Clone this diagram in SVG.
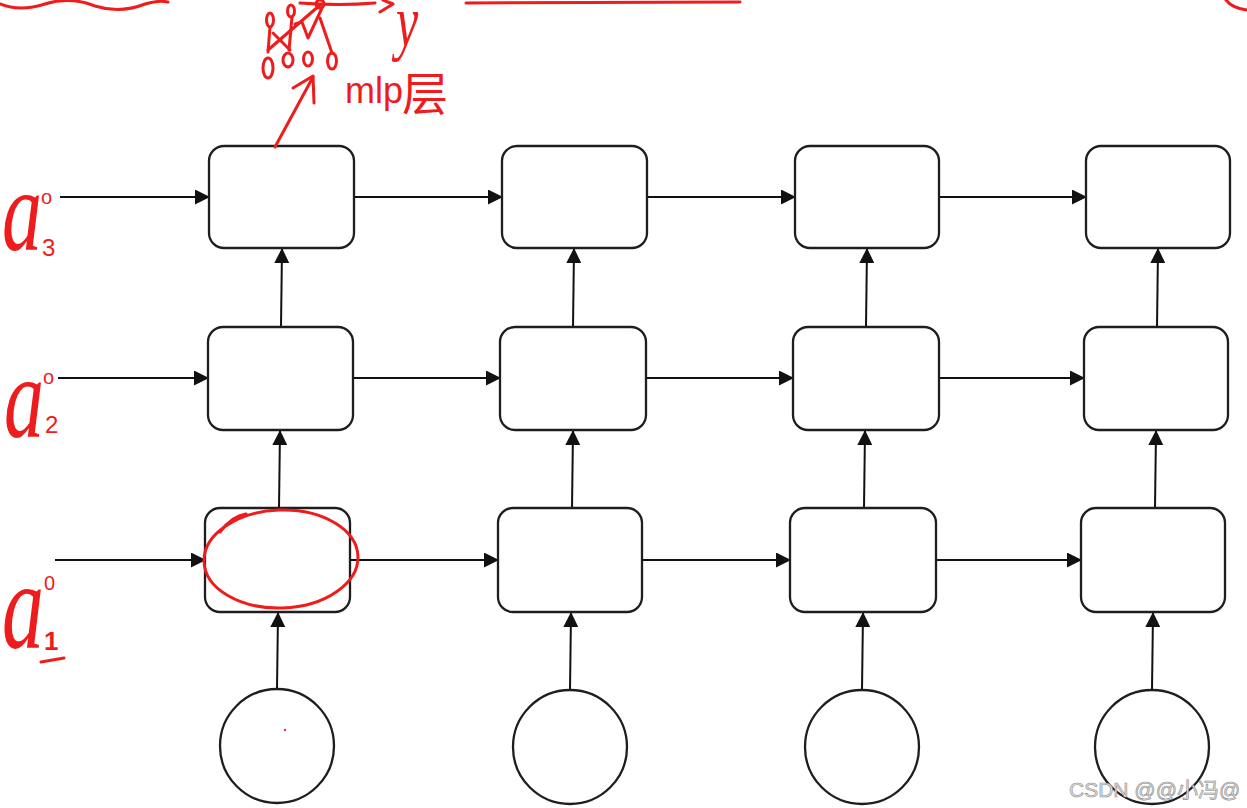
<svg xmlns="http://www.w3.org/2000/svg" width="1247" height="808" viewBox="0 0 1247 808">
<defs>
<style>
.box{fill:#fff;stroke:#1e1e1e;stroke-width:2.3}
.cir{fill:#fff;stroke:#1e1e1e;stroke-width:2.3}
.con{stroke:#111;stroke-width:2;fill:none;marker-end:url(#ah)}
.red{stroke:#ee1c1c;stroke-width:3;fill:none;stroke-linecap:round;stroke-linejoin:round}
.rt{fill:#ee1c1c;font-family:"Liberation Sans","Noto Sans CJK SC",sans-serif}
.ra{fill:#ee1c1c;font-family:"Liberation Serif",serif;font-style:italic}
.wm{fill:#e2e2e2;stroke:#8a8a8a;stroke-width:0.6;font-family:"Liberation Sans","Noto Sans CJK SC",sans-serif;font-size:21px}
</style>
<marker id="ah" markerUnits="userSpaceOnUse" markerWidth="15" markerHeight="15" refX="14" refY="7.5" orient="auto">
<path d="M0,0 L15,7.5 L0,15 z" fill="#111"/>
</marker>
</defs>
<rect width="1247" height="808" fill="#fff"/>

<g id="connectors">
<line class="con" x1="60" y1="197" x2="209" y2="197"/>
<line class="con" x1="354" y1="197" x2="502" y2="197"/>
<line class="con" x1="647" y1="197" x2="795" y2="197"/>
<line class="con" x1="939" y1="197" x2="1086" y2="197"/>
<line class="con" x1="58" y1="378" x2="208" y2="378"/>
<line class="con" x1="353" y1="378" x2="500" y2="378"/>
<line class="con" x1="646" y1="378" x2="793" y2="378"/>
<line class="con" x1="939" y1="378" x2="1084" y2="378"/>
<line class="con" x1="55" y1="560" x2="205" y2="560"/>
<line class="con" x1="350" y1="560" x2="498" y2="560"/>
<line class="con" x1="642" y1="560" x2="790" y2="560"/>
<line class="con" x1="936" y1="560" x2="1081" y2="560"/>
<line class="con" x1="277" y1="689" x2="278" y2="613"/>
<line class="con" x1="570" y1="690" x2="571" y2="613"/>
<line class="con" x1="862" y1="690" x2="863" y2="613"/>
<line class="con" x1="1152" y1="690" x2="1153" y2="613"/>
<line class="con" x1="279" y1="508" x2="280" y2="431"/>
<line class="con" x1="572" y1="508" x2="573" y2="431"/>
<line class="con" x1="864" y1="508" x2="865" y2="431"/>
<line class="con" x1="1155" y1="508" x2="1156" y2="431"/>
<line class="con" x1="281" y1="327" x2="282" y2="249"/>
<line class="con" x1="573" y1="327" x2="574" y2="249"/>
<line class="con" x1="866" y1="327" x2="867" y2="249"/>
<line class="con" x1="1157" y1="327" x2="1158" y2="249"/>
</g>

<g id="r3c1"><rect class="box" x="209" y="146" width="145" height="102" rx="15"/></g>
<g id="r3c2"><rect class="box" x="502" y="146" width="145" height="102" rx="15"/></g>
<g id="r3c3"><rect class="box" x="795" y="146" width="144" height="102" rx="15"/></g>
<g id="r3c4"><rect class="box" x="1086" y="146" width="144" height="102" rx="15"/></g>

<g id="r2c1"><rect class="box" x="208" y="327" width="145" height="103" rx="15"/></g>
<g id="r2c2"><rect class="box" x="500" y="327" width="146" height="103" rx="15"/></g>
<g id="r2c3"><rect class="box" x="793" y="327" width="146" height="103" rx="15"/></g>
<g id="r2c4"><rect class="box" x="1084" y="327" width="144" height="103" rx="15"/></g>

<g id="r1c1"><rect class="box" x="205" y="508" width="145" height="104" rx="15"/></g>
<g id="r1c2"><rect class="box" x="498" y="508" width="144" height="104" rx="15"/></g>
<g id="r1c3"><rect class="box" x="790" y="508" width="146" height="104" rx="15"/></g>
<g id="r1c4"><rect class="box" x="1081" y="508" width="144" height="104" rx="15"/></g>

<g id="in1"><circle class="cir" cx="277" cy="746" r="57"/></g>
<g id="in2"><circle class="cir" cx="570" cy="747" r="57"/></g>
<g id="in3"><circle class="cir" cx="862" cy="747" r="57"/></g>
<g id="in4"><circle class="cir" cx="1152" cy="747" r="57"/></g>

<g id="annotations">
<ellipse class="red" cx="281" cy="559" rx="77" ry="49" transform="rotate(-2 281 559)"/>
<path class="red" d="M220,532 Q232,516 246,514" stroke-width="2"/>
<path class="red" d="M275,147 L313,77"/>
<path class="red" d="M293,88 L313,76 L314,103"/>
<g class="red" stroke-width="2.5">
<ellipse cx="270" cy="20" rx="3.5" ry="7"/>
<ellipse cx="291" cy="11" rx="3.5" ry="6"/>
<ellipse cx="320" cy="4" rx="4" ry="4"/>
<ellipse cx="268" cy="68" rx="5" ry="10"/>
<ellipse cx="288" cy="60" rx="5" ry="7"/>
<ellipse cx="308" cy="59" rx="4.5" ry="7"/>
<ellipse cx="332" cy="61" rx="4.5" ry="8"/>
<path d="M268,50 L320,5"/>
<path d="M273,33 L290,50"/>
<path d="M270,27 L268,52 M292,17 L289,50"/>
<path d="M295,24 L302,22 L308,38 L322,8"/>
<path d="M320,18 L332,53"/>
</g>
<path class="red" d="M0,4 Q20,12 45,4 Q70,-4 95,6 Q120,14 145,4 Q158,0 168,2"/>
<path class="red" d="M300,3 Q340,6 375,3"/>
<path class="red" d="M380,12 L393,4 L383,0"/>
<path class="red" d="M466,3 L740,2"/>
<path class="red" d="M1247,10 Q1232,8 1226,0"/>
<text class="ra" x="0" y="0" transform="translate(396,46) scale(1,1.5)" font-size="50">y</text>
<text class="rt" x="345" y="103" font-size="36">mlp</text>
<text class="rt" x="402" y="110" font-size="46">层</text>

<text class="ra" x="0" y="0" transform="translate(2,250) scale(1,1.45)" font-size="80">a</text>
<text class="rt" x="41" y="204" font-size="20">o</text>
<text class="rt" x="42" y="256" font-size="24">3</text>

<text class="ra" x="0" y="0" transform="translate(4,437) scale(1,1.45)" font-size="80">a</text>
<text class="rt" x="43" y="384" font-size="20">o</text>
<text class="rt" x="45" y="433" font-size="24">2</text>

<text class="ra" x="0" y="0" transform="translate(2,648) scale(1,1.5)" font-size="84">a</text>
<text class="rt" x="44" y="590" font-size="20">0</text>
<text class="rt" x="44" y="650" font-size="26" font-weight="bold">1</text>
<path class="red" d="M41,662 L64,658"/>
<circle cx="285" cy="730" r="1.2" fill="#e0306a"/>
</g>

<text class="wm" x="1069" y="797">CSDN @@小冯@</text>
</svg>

____________________

From start to finish, output the listing exactly, but omit its pictures.

Clone this diagram in SVG.
<svg xmlns="http://www.w3.org/2000/svg" width="1247" height="808" viewBox="0 0 1247 808">
<defs>
<style>
.box{fill:#fff;stroke:#1e1e1e;stroke-width:2.3}
.cir{fill:#fff;stroke:#1e1e1e;stroke-width:2.3}
.con{stroke:#111;stroke-width:2;fill:none;marker-end:url(#ah)}
.red{stroke:#ee1c1c;stroke-width:3;fill:none;stroke-linecap:round;stroke-linejoin:round}
.rt{fill:#ee1c1c;font-family:"Liberation Sans","Noto Sans CJK SC",sans-serif}
.ra{fill:#ee1c1c;font-family:"Liberation Serif",serif;font-style:italic}
.wm{fill:#e2e2e2;stroke:#8a8a8a;stroke-width:0.6;font-family:"Liberation Sans","Noto Sans CJK SC",sans-serif;font-size:21px}
</style>
<marker id="ah" markerUnits="userSpaceOnUse" markerWidth="15" markerHeight="15" refX="14" refY="7.5" orient="auto">
<path d="M0,0 L15,7.5 L0,15 z" fill="#111"/>
</marker>
</defs>
<rect width="1247" height="808" fill="#fff"/>

<g id="connectors">
<line class="con" x1="60" y1="197" x2="209" y2="197"/>
<line class="con" x1="354" y1="197" x2="502" y2="197"/>
<line class="con" x1="647" y1="197" x2="795" y2="197"/>
<line class="con" x1="939" y1="197" x2="1086" y2="197"/>
<line class="con" x1="58" y1="378" x2="208" y2="378"/>
<line class="con" x1="353" y1="378" x2="500" y2="378"/>
<line class="con" x1="646" y1="378" x2="793" y2="378"/>
<line class="con" x1="939" y1="378" x2="1084" y2="378"/>
<line class="con" x1="55" y1="560" x2="205" y2="560"/>
<line class="con" x1="350" y1="560" x2="498" y2="560"/>
<line class="con" x1="642" y1="560" x2="790" y2="560"/>
<line class="con" x1="936" y1="560" x2="1081" y2="560"/>
<line class="con" x1="277" y1="689" x2="278" y2="613"/>
<line class="con" x1="570" y1="690" x2="571" y2="613"/>
<line class="con" x1="862" y1="690" x2="863" y2="613"/>
<line class="con" x1="1152" y1="690" x2="1153" y2="613"/>
<line class="con" x1="279" y1="508" x2="280" y2="431"/>
<line class="con" x1="572" y1="508" x2="573" y2="431"/>
<line class="con" x1="864" y1="508" x2="865" y2="431"/>
<line class="con" x1="1155" y1="508" x2="1156" y2="431"/>
<line class="con" x1="281" y1="327" x2="282" y2="249"/>
<line class="con" x1="573" y1="327" x2="574" y2="249"/>
<line class="con" x1="866" y1="327" x2="867" y2="249"/>
<line class="con" x1="1157" y1="327" x2="1158" y2="249"/>
</g>

<g id="r3c1"><rect class="box" x="209" y="146" width="145" height="102" rx="15"/></g>
<g id="r3c2"><rect class="box" x="502" y="146" width="145" height="102" rx="15"/></g>
<g id="r3c3"><rect class="box" x="795" y="146" width="144" height="102" rx="15"/></g>
<g id="r3c4"><rect class="box" x="1086" y="146" width="144" height="102" rx="15"/></g>

<g id="r2c1"><rect class="box" x="208" y="327" width="145" height="103" rx="15"/></g>
<g id="r2c2"><rect class="box" x="500" y="327" width="146" height="103" rx="15"/></g>
<g id="r2c3"><rect class="box" x="793" y="327" width="146" height="103" rx="15"/></g>
<g id="r2c4"><rect class="box" x="1084" y="327" width="144" height="103" rx="15"/></g>

<g id="r1c1"><rect class="box" x="205" y="508" width="145" height="104" rx="15"/></g>
<g id="r1c2"><rect class="box" x="498" y="508" width="144" height="104" rx="15"/></g>
<g id="r1c3"><rect class="box" x="790" y="508" width="146" height="104" rx="15"/></g>
<g id="r1c4"><rect class="box" x="1081" y="508" width="144" height="104" rx="15"/></g>

<g id="in1"><circle class="cir" cx="277" cy="746" r="57"/></g>
<g id="in2"><circle class="cir" cx="570" cy="747" r="57"/></g>
<g id="in3"><circle class="cir" cx="862" cy="747" r="57"/></g>
<g id="in4"><circle class="cir" cx="1152" cy="747" r="57"/></g>

<g id="annotations">
<ellipse class="red" cx="281" cy="559" rx="77" ry="49" transform="rotate(-2 281 559)"/>
<path class="red" d="M220,532 Q232,516 246,514" stroke-width="2"/>
<path class="red" d="M275,147 L313,77"/>
<path class="red" d="M293,88 L313,76 L314,103"/>
<g class="red" stroke-width="2.5">
<ellipse cx="270" cy="20" rx="3.5" ry="7"/>
<ellipse cx="291" cy="11" rx="3.5" ry="6"/>
<ellipse cx="320" cy="4" rx="4" ry="4"/>
<ellipse cx="268" cy="68" rx="5" ry="10"/>
<ellipse cx="288" cy="60" rx="5" ry="7"/>
<ellipse cx="308" cy="59" rx="4.5" ry="7"/>
<ellipse cx="332" cy="61" rx="4.5" ry="8"/>
<path d="M268,50 L320,5"/>
<path d="M273,33 L290,50"/>
<path d="M270,27 L268,52 M292,17 L289,50"/>
<path d="M295,24 L302,22 L308,38 L322,8"/>
<path d="M320,18 L332,53"/>
</g>
<path class="red" d="M0,4 Q20,12 45,4 Q70,-4 95,6 Q120,14 145,4 Q158,0 168,2"/>
<path class="red" d="M300,3 Q340,6 375,3"/>
<path class="red" d="M380,12 L393,4 L383,0"/>
<path class="red" d="M466,3 L740,2"/>
<path class="red" d="M1247,10 Q1232,8 1226,0"/>
<text class="ra" x="0" y="0" transform="translate(396,46) scale(1,1.5)" font-size="50">y</text>
<text class="rt" x="345" y="103" font-size="36">mlp</text>
<text class="rt" x="402" y="110" font-size="46">层</text>

<text class="ra" x="0" y="0" transform="translate(2,250) scale(1,1.45)" font-size="80">a</text>
<text class="rt" x="41" y="204" font-size="20">o</text>
<text class="rt" x="42" y="256" font-size="24">3</text>

<text class="ra" x="0" y="0" transform="translate(4,437) scale(1,1.45)" font-size="80">a</text>
<text class="rt" x="43" y="384" font-size="20">o</text>
<text class="rt" x="45" y="433" font-size="24">2</text>

<text class="ra" x="0" y="0" transform="translate(2,648) scale(1,1.5)" font-size="84">a</text>
<text class="rt" x="44" y="590" font-size="20">0</text>
<text class="rt" x="44" y="650" font-size="26" font-weight="bold">1</text>
<path class="red" d="M41,662 L64,658"/>
<circle cx="285" cy="730" r="1.2" fill="#e0306a"/>
</g>

<text class="wm" x="1069" y="797">CSDN @@小冯@</text>
</svg>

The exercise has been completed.